Lonesome Dove by Larry McMurtry

mcmurtry_lonesome.jpgLarry McMurtry has developed a rather mixed literary reputation over the years. On the one hand, he has written a number of critically acclaimed novels, including The Last Picture Show, Terms of Endearment, and Lonesome Dove. The latter was even awarded the 1986 Pulitzer Prize. These books were also commercially successful, and each was adapted for film or television. McMurtry also shared an Oscar for co-writing the Brokeback Mountain screenplay adapted from Annie Proulx's short story.

Yet on the other hand, both times that I have picked up a McMurtry novel I have received raised eyebrows and skeptical queries from those accustomed to my "high brow" literary tastes. Perhaps this is because McMurtry is so prolific he defies the model of a serious author (and among his many books, there are plenty of reputed duds). Perhaps it is because his best novels were successful commercially. Maybe it is a result of his penchant for writing lesser sequels of his best novels (three sequels to Lonesome Dove, three to The Last Picture Show, one to Terms of Endearment). And it might be because his most famous book is a western, a genre which receives (and perhaps deserves) little respect.

While Lonesome Dove is undoubtedly a western, it surely stands at the pinnacle of the genre. A mammoth book, weighing it at over 800 pages, it tells the story of old cowboys Augustus "Gus" McRae and Woodrow Call. The book opens with the former Texas Rangers running a stable and occasional cattle-selling business on the Texas-Mexico border, in a small town called Lonesome Dove. They make quite the odd couple, with Gus a loquacious rambler content to pass his days on the porch with some conversation and whiskey, and Captain Call (as he is universally dubbed) the quiet workaholic who pauses reluctantly for meals and sleep:

The funny thing about Woodrow Call was how hard he was to keep in scale. He wasn't a big man--in fact, was barely middle-sized--but when you walked up and looked him in the eye it didn't seem that way. Augustus was four inches taller than his partner, and Pea Eye three inches taller yet, but there was no way you could have convinced Pea Eye that Captain Call was the short man. Call had him buffaloed, and in that respect Pea had plenty of company. If a man meant to hold his own with Call it was necessary to keep in mind that Call wasn't as big as he seemed. Augustus was the one man in south Texas who could usually keep him in scale, and he built on his advantage whenever he could. He started many a day by pitching Call a hot biscuit and remarking point-blank, "You know, Call, you ain't really no giant."

The relative calm of Lonesome Dove is interrupted by the arrival of Jake Spoon, a cowboy that rangered with Gus and Call back in the day but has since parted company. A known ladies' man, Spoon recently departed Arkansas under a cloud after the accidental shooting of a sheriff's brother. Spoon's arrival marks two significant developments: he quickly co-opts Lorena, the town prostitute, who gives up her trade for his attentions; and an off-hand comment about the potential profits of a cattle drive to frontier Montana quickly burrows into Call's mind. Call decides to lead the drive from Texas to Montana, and his word is practically law amongst his crew:

It was that they had roved too long, August concluded, when his mind turned to such matters. They were people of the horse, not of the town; in that they were more like the Comanches than Call would ever have admitted. They had been in Lonesome Dove nearly ten years, and yet what little property they had acquired was so worthless that neither of them would have felt bad about just saddling up and riding off from it.
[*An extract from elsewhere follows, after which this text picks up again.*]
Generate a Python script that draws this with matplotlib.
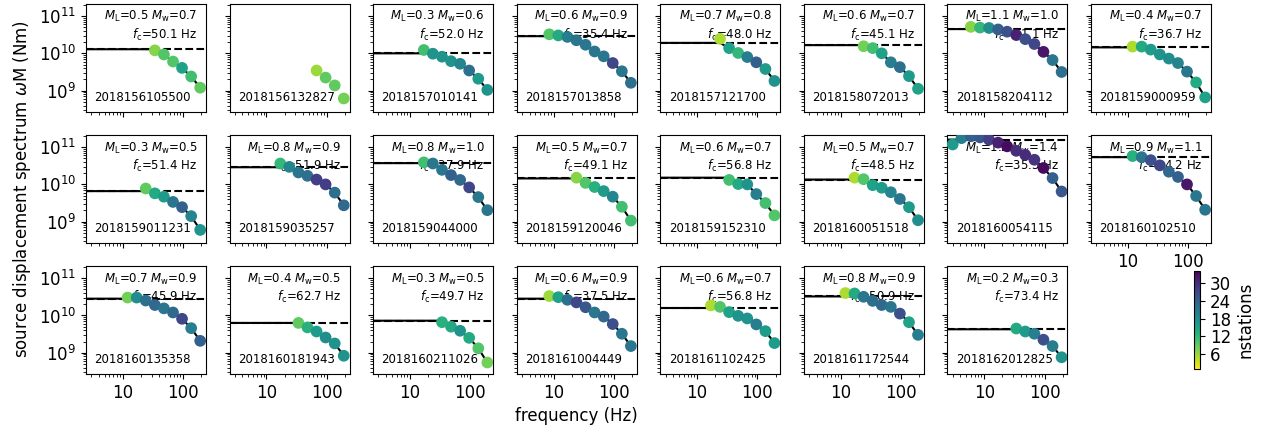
import numpy as np
import matplotlib.pyplot as plt
from matplotlib.colors import Normalize
from matplotlib.cm import ScalarMappable
from matplotlib.ticker import ScalarFormatter, NullFormatter

plt.rcParams.update({'font.size': 12, 'mathtext.default': 'it'})

# frequency bands (Hz); each event uses the last n of them
freq_bands = [3, 4.2, 6, 8.5, 12, 17, 24, 34, 48, 68, 96, 136, 192]

event_ids = ['2018156105500', '2018156132827', '2018157010141', '2018157013858',
             '2018157121700', '2018158072013', '2018158204112', '2018159000959',
             '2018159011231', '2018159035257', '2018159044000', '2018159120046',
             '2018159152310', '2018160051518', '2018160054115', '2018160102510',
             '2018160135358', '2018160181943', '2018160211026', '2018161004449',
             '2018161102425', '2018161172544', '2018162012825']
ml = [0.5, None, 0.3, 0.6, 0.7, 0.6, 1.1, 0.4,
      0.3, 0.8, 0.8, 0.5, 0.6, 0.5, 1.2, 0.9,
      0.7, 0.4, 0.3, 0.6, 0.6, 0.8, 0.2]
mw = [0.7, None, 0.6, 0.9, 0.8, 0.7, 1.0, 0.7,
      0.5, 0.9, 1.0, 0.7, 0.7, 0.7, 1.4, 1.1,
      0.9, 0.5, 0.5, 0.9, 0.7, 0.9, 0.3]
fc = [50.1, None, 52.0, 35.4, 48.0, 45.1, 41.1, 36.7,
      51.4, 51.9, 37.9, 49.1, 56.8, 48.5, 35.3, 34.2,
      45.9, 62.7, 49.7, 37.5, 56.8, 50.9, 73.4]
# log10 of the low-frequency plateau (Nm)
log_m0 = [10.11, None, 10.00, 10.46, 10.28, 10.22, 10.65, 10.16,
          9.82, 10.46, 10.57, 10.16, 10.18, 10.13, 11.20, 10.73,
          10.45, 9.80, 9.86, 10.45, 10.20, 10.51, 9.63]
# log10 of the band spectra (Nm)
log_spec = [
    [10.08, 9.97, 9.78, 9.61, 9.38, 9.08],
    [9.54, 9.35, 9.14, 8.79],
    [10.09, 9.99, 9.91, 9.79, 9.72, 9.54, 9.32, 9.02],
    [10.51, 10.48, 10.44, 10.35, 10.23, 10.05, 9.92, 9.74, 9.52, 9.21],
    [10.39, 10.14, 10.01, 9.90, 9.76, 9.58, 9.26],
    [10.19, 10.14, 10.00, 9.76, 9.63, 9.39, 9.05],
    [10.71, 10.69, 10.68, 10.64, 10.58, 10.49, 10.38, 10.25, 10.04, 9.82, 9.50],
    [10.18, 10.18, 10.10, 9.97, 9.86, 9.74, 9.51, 9.22, 8.82],
    [9.89, 9.76, 9.67, 9.53, 9.39, 9.15, 8.78],
    [10.56, 10.47, 10.32, 10.23, 10.13, 10.00, 9.78, 9.44],
    [10.59, 10.56, 10.39, 10.25, 10.12, 9.92, 9.66, 9.31],
    [10.18, 10.04, 9.93, 9.82, 9.67, 9.40, 9.03],
    [10.12, 10.01, 10.00, 9.74, 9.50, 9.17],
    [10.18, 10.14, 9.98, 9.91, 9.79, 9.61, 9.39, 9.04],
    [11.07, 11.24, 11.29, 11.26, 11.20, 11.12, 11.02, 10.90, 10.79, 10.66, 10.44, 10.17, 9.81],
    [10.76, 10.73, 10.65, 10.51, 10.34, 10.20, 10.00, 9.69, 9.32],
    [10.48, 10.48, 10.40, 10.28, 10.19, 10.08, 9.91, 9.66, 9.32],
    [9.80, 9.68, 9.57, 9.41, 9.25, 8.92],
    [9.82, 9.70, 9.59, 9.40, 9.12, 8.74],
    [10.52, 10.49, 10.42, 10.35, 10.22, 10.08, 9.97, 9.77, 9.51, 9.18],
    [10.27, 10.23, 10.09, 9.99, 9.92, 9.76, 9.58, 9.26],
    [10.60, 10.59, 10.50, 10.39, 10.28, 10.23, 10.05, 9.82, 9.48],
    [9.65, 9.57, 9.51, 9.35, 9.18, 8.88],
]
nstations = [
    [7, 10, 10, 15, 11, 9],
    [6, 9, 9, 8],
    [11, 17, 17, 17, 19, 22, 16, 17],
    [10, 14, 20, 21, 21, 21, 21, 27, 21, 22],
    [5, 15, 12, 20, 24, 16, 17],
    [8, 11, 15, 20, 22, 16, 15],
    [7, 12, 18, 24, 26, 31, 26, 27, 32, 21, 22],
    [5, 14, 16, 17, 18, 19, 21, 14, 15],
    [9, 14, 16, 21, 24, 19, 17],
    [12, 19, 21, 22, 28, 28, 22, 23],
    [11, 21, 21, 24, 23, 27, 21, 21],
    [7, 10, 13, 16, 19, 11, 11],
    [11, 14, 17, 20, 11, 10],
    [5, 10, 15, 16, 19, 21, 16, 18],
    [16, 20, 24, 25, 28, 31, 33, 30, 30, 29, 33, 24, 25],
    [13, 21, 26, 27, 23, 24, 32, 21, 21],
    [8, 18, 22, 23, 21, 23, 27, 20, 24],
    [9, 13, 16, 18, 17, 17],
    [13, 14, 17, 14, 10, 8],
    [6, 15, 22, 27, 25, 21, 23, 26, 21, 21],
    [5, 10, 15, 17, 17, 20, 16, 16],
    [5, 14, 21, 22, 23, 21, 26, 15, 20],
    [14, 16, 20, 26, 20, 17],
]

fig, axes = plt.subplots(3, 8, figsize=(12.73, 4.36), dpi=100, sharex=True, sharey=True)
fig.subplots_adjust(left=86/1273, right=1211/1273, top=1-4/436, bottom=1-374/436,
                    wspace=0.196, hspace=0.215)

norm = Normalize(vmin=1, vmax=34)
cmap = 'viridis_r'

ax0 = axes[0, 0]
ax0.set_xscale('log')
ax0.set_yscale('log')
ax0.set_xlim(2.45, 240)
ax0.set_ylim(2.7e8, 2.1e11)
ax0.xaxis.set_major_formatter(ScalarFormatter())
ax0.xaxis.set_minor_formatter(NullFormatter())

for i, ax in enumerate(axes.flat[:len(event_ids)]):
    vals = 10**np.array(log_spec[i])
    f = freq_bands[-len(vals):]
    if log_m0[i] is not None:
        m0 = 10**log_m0[i]
        xmin = ax.get_xlim()[0]
        # plateau up to the first band, then down through the band values
        line_f = np.r_[xmin, f]
        line_m = np.minimum(np.r_[m0, m0, vals[1:]], m0)
        ax.axhline(m0, color='k', ls='--', lw=1.5, zorder=1)
        ax.plot(line_f, line_m, 'k-', lw=1.5, zorder=2)
        ax.text(0.93, 0.95, r'$M_\mathrm{L}$=%.1f $M_\mathrm{w}$=%.1f' % (ml[i], mw[i]) + '\n'
                + r'$f_\mathrm{c}$=%.1f Hz' % fc[i],
                transform=ax.transAxes, ha='right', va='top', fontsize=8.5, zorder=0.5)
    ax.scatter(f, vals, c=nstations[i], cmap=cmap, norm=norm, s=55, zorder=3)
    ax.text(0.07, 0.07, event_ids[i], transform=ax.transAxes, ha='left', va='bottom',
            fontsize=8.5, zorder=0.5)

axes[2, 7].axis('off')
axes[1, 7].xaxis.set_tick_params(labelbottom=True)
axes[1, 0].set_ylabel(r'source displacement spectrum $\omega$M (Nm)')
axes[2, 3].set_xlabel('frequency (Hz)')

cax = fig.add_axes([1194/1273, 1-369/436, 6/1273, 98/436])
cb = fig.colorbar(ScalarMappable(norm=norm, cmap=cmap), cax=cax)
cb.set_ticks([6, 12, 18, 24, 30])
cb.set_label('nstations')

fig.savefig('out.png', dpi=100)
Indeed, it seemed to August that was what both of them had always expected would happen. They were not of the settled fraternity, he and Call. From time to time they talked of going west of the Pecos, perhaps rangering out out there; but so far only the rare settler had cared to challenge the Apache, so there was no need for Rangers.

August had not expected that Call would be satisifed just to rustle Mexican cattle forever, but neither had he expected him to suddenly decide to strike out for Montana. Yet it was obvious the idea had taken hold of the man.

The long journey to the North occupies the bulk of the novel. Some might criticize McMurtry for co-opting many of the cliches of the western (both literary and cinematic), but this misses the point. For McMurtry takes these cliches, the stoic cowboy, the redeemed prostitute, the bandit Indian, and elevates them to another level; he perfects them. Particularly notable are the roles he carves for the novel's women, who normally serve as little more than decoration in the average western. Lorena suffers some of the worst the world has to offer, but survives with a strength most of the novel's male characters could not muster. The object of Gus' unrequited ambitions, Clara, proves to be more than a match for him when the novel finally reaches her Nebraska doorstep, and it is quickly apparent why Gus could not let go of his feelings even after more than a decade has past.

This is not difficult reading. The prose is simple, the plot straightforward if not always predictable. It is not a romantic novel; McMurtry does not gloss over or glorify the roughness of life in that time and place. All of the characters suffer, many of them die, and death often comes in the most sudden and arbitrary of fashions. By the novel's end, I was sufficiently invested in the characters that I was even tempted to read the three sequels/prequels that McMurtry wrote a decade later, just to postpone the farewell.